Il blog di Cervia e Milano Marittima

È vero che prima dei fondatori di Milano Marittima l’economia cervese era arretrata? La risposta è no, e vi spiego perché.

“Nel 1950 ho parlato con l’ingegner Redaelli, ed ho chiesto per quale motivo vendevano tutto (a Milano Marittima ndr). Mi rispose non possiamo fare una spiaggia di lusso come era nelle nostre intenzioni, l’amministrazione vuole fare una zona di villeggiatura popolare, e noi ce ne andiamo”.

È un estratto di una lunga e bellissima lettera che il residente storico Gualberto Benzi (nonno dell’ideatore di questo blog) scrisse, sulla nascita di Milano Marittima e i fondatori milanesi, al Giornale del 5 dicembre 1987.

giornale milano marittima un secolo di vacanze

Altro che rapporto collaborativo fra Cervia e fondatori milanesi: problemi tanti, fin dal principio, e tante le vendette postume, come togliere il viale intitolato a Palanti per poi dedicargli una viuzza dopo le pressioni dei diretti interessati. Niente strade o altro dedicate ai milanesi, solo un brutto e abbandonato sedicente monumento che praticamente vollero e pagarono loro.

monumento fondatori milano marittima
Il monumento ai fondatori in stato di abbandono

L’ennesimo libro tanto pubblicizzato del solito storico imolese trapiantato a Cervia, invece, mantiene intatta la linea che si vuole imporre: amore collaborazione e gratitudine dei buoni cervesi verso i fondatori di Milano Marittima.

A CERVIA SI BEVE E SI MANGIA

Non è neanche vero che prima dei fondatori milanesi, che poi non si capisce cos’abbiano a che fare con Cervia, l’economia del paese fosse arretrata e poi si sviluppò. Questo perché il concept cervese di sviluppo è rimasto immutato. Come ci riporta un cervese purosangue, Riziero Finchi, nel suo “Zirvia cum cl’era” dove a pagina 25 scrive che tutti, a partire dai contadini del forese, avevano una pessima idea dei cervesi tanto da coniare il detto “Chi, i ziriot? Be’ e magne'”, tutt’oggi valido. Basta girare per la cittadina per capirlo, dove l’unico sviluppo oltre il cemento è aver aperto decine e decine di localini da bere e da mangiare, addirittura invocando chiatte sui canali per aumentare i tavoli: 200 anni di mentalità immobile. Il guaio è che sono riusciti ad introdurla anche da noi a Milano Marittima, e gli effetti li vediamo.

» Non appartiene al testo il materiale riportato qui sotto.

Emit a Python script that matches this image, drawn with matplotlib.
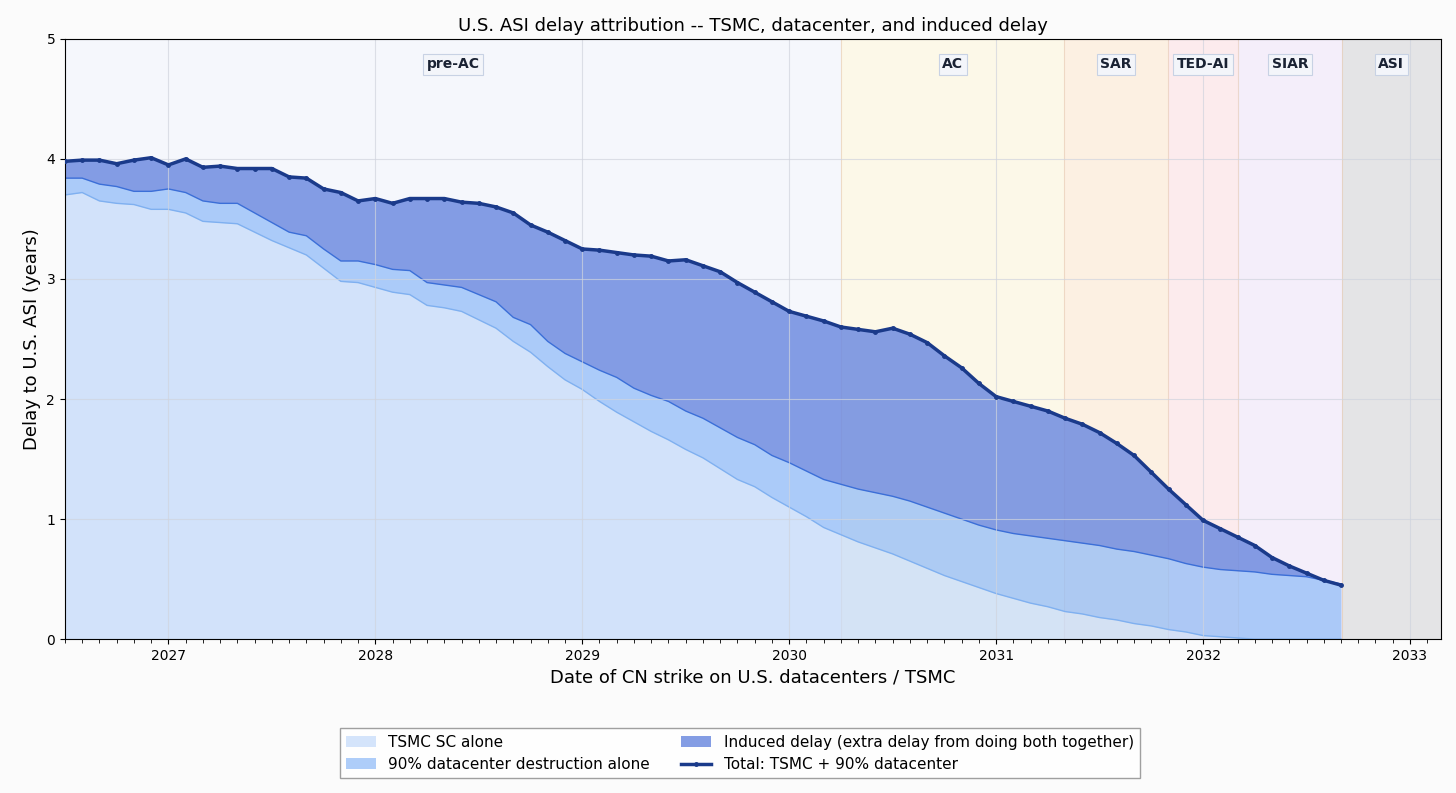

IL SUCCESSO DI MILANO MARITTIMA

Abbiamo avuto la fortuna che, dopo il tentativo dei milanesi a Milano Marittima, arrivò tanta altra gente da fuori, soprattutto dall’entroterra di Forlì e Cesena, che aveva ben altra mentalità, e fra mille ostacoli dati proprio da Cervia e cervesi, è riuscita a fare il boom di Milano Marittima. Ed anche qui già da allora, e non parliamo poi del Centenario del 2012, i cervesi hanno mobilitato la loro propaganda mediatica per vendere ai turisti che il merito era loro, erano loro ad essersi riciclati grandi imprenditori turistici lasciando i lavori di pescatori e salinari. E come è sotto gli occhi di tutti, insistono e insistono, e gli va sempre più facile perché sono spariti quasi tutti i veri residenti storici di Milano Marittima che sanno la verità che fu, e idem i turisti storici di Milano Marittima, che conoscevano meglio dei cervesi la località, e non è una battuta.

Milano marittima si è salvata fintanto che abbiamo avuto grandi imprenditori, quelli che scherzando, ma poi neanche tanto, avevano una mezza idea di farci comune a parte, dato che eravamo davvero una realtà a parte. Adesso a Milano Marittima siamo diventati un’economia arretrata degna di quel detto “be’ e magne'”. Che li chiami kebab, piadinerie o street bar, sempre di quello si tratta, la realtà non cambia perché si usano termini inglesi al posto di osteria.